As children of the Great Depression, they usually let their frugality and common sense guide their decisions. But this one wasn’t so easy. The dilemma didn’t concern the additional cost, but logistics—having a spouse age 90+ attend a funeral many miles away—as well as the significance of a final resting place. To try to help solve my parents’ dilemma, I posed the question to my sister and brother. Neither had a definitive opinion. Finally my brother said, “Well, for some people, it’s important where they’re buried.” So I chose the easy answer—do nothing until the time comes.

But doing nothing about end-of-life decisions can deny us and our loved ones important choices. Fortunately, years earlier I’d had conversations with my parents about end-of-life care and the importance of completing living wills and healthcare power-of-attorney declarations. Ironically, many people urge others to fill out these documents but don’t let family members know their own end-of-life wishes.

When you ask patients if they have an advance directive, do you do it as a “check the box” activity, or do you use it as an opportunity to educate them about how important these documents can be if they become unable to express their wishes? Many adults through middle age don’t complete advance directives because they believe they’re too young to plan for death. Our society is conflicted about death and dying. We say we want to die at home, yet more people die in hospitals.
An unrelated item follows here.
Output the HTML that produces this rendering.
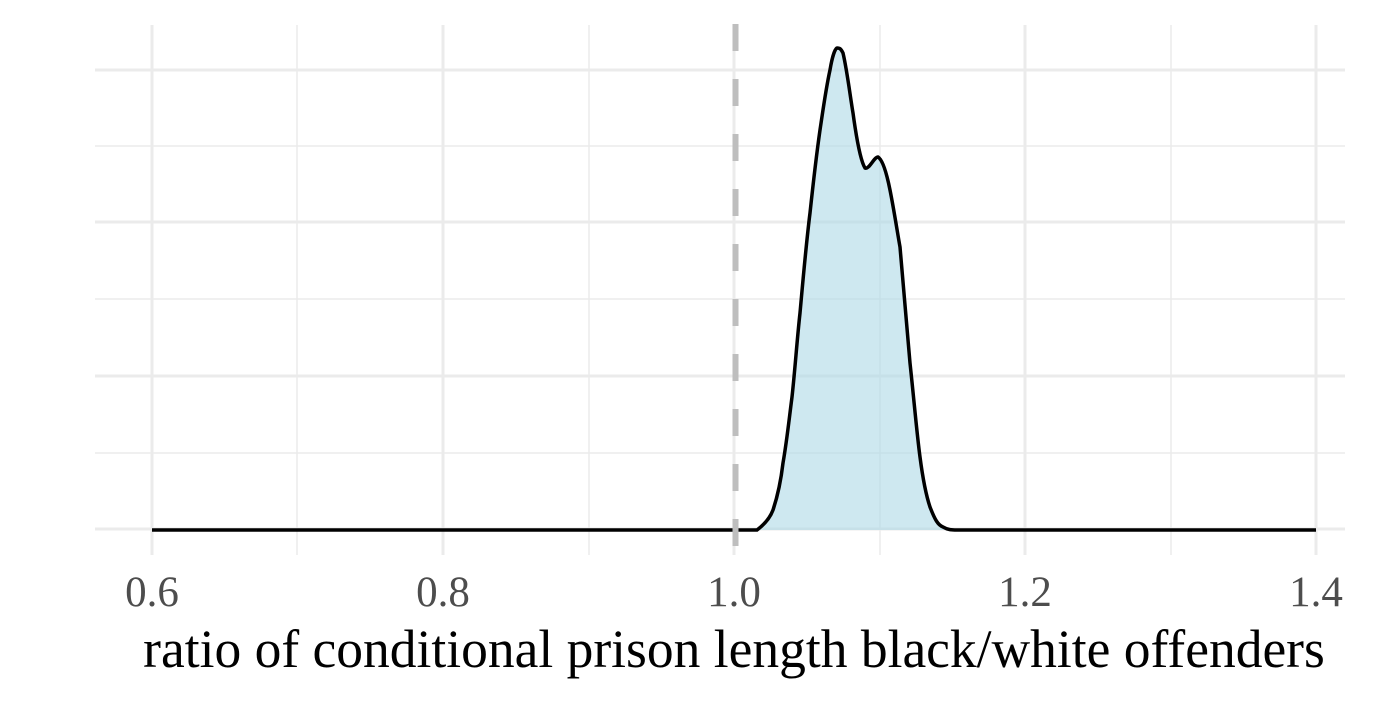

We want caregivers to be honest with us if we’re dying, but most people don’t discuss end-of-life concerns with their own doctors. We want to be free of pain, but take pain medications sparingly, fearing addiction.

Recently, I facilitated a discussion for my local hospice after a screening of the film, “Consider the Conversation: A Documentary on a Taboo Subject” (www.considertheconversation.org). The film stimulated contemplation and emotions by showing stories of courage in older adults and incurably ill persons who were slowly being robbed of health and hope. A common thread was the gift of time to plan for death, both for the one who must give up control of a once-robust life and those grieving the inevitable loss of their loved one.

Difficult decisions surrounding death can tear families apart and create unwarranted grief for those left behind. In the absence of written information, a family’s wishes may overrule a dying person’s spoken words. Families may choose body-ravaging treatments that amplify suffering despite medical advice that such interventions are futile. They are buying time, holding out for a miracle, while their loved one’s quality of life withers.

We live with the false notion that we control much of our lives, but we can’t predict the rapid or tortuous routes to death. If we could choose how we experience death, it wouldn’t include long weeks of suffering, being in a place where we couldn’t hug our pets, or waking up to unfamiliar surroundings. Being able to discuss what we want and, perhaps more importantly, what we don’t want, can bring comfort. It also may be the last time to seize the opportunity for control.

Making your wishes known through such legal documents as advance directives won’t ensure that every decision is clear. But these documents provide our voice to help those who must make tough decisions once we’re no longer able to do so for ourselves. Recently, many states have established free online registries with resources for advance directives that allow friends and family members to view your declarations. A national fee-based registry also provides electronic storage for living wills (http://uslivingwillregistry.com/).

We prepare for important events throughout our lifetime—births, graduations, weddings, moves, reunions. So why should we eschew planning for death? Whether the barriers are cultural, emotional, spiritual, or intellectual, we can help start the conversation in our own families, social groups, and communities.